Today's Job #6 This MINI is going to be a source for many posts over the next week. The poor thing was screeching and rattling as it drove in. I've seen hydraulic engine mounts collapsed further than this one at much fewer miles. The first example is at 158,000 miles, the more normal mount below it has 60,000 miles of use, and a perky new one at the bottom. Note the dust cap is peaking above the tower opening in the first photo. The strut guide bushing is extremely stretched, it's surprising there is no cracking up top also. Below it is the other side at normal height.

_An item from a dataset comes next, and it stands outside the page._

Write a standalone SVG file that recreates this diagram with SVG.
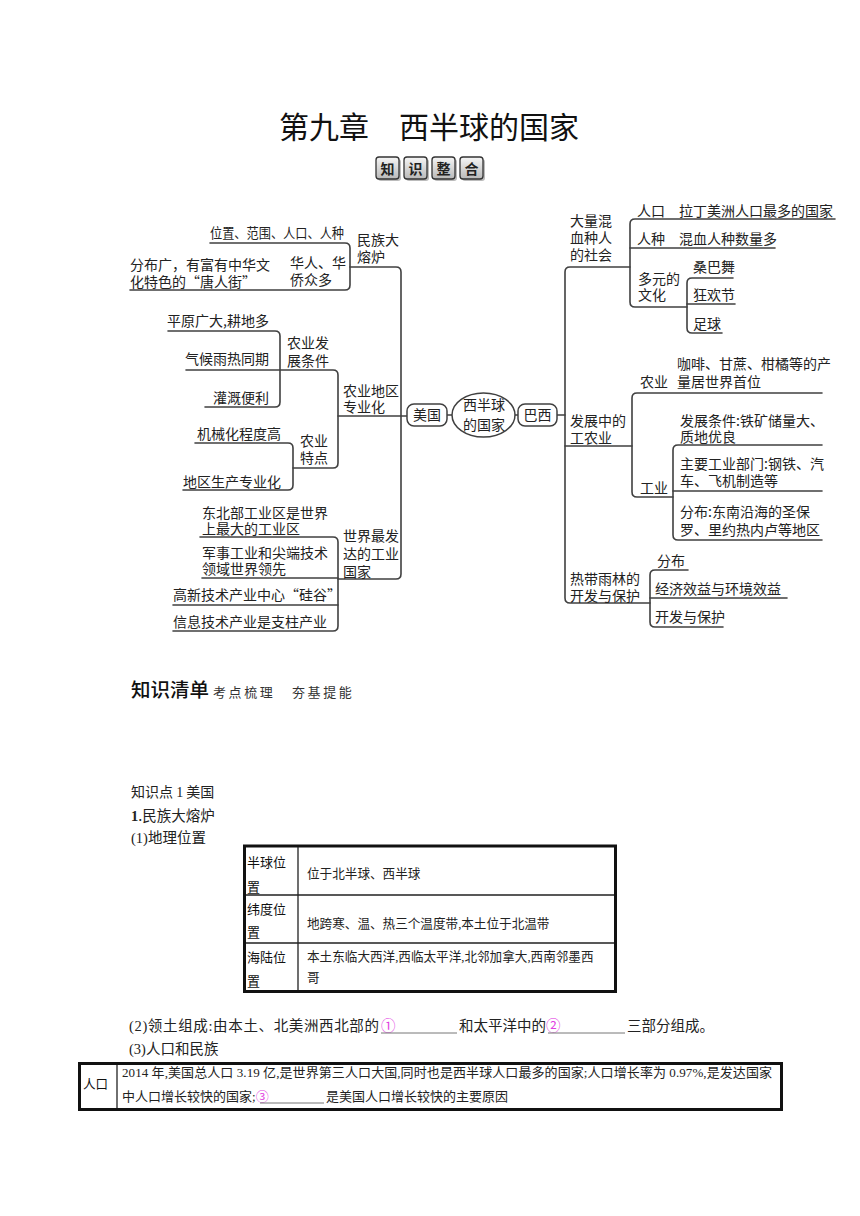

There was less than half the normal amount of coolant I usually collect from a first generation drain. In this case it no longer resembled coolant. The expansion tank is split, and the hoses are wasted. Evidence of overheating is present, but the owner has never seen a dash lamp. Amazingly the water pump is just fine. There was no loss of fluid in the supercharger's gear cases either, and the lobes have most of their coating remaining. I know where some of the screeching came from, the idler pulley bearing is bone dry. I told the owner his crankshaft vibration damper was failing about 50,000 miles ago, it somehow made it this far without tearing, it's much too wobbly, but no separation externally.
That looks like the oil cooler heat exchanger has gone bad and the coolant is contaminated by oil. :eek6:
Either that, or the last mechanic who did a coolant flush had the last name "Wonka". Huh? That water looks FINE! What are you talking about???
The radiator was clogged with mineral scale, it took a very long flush before flow was strong, clear, and flake free.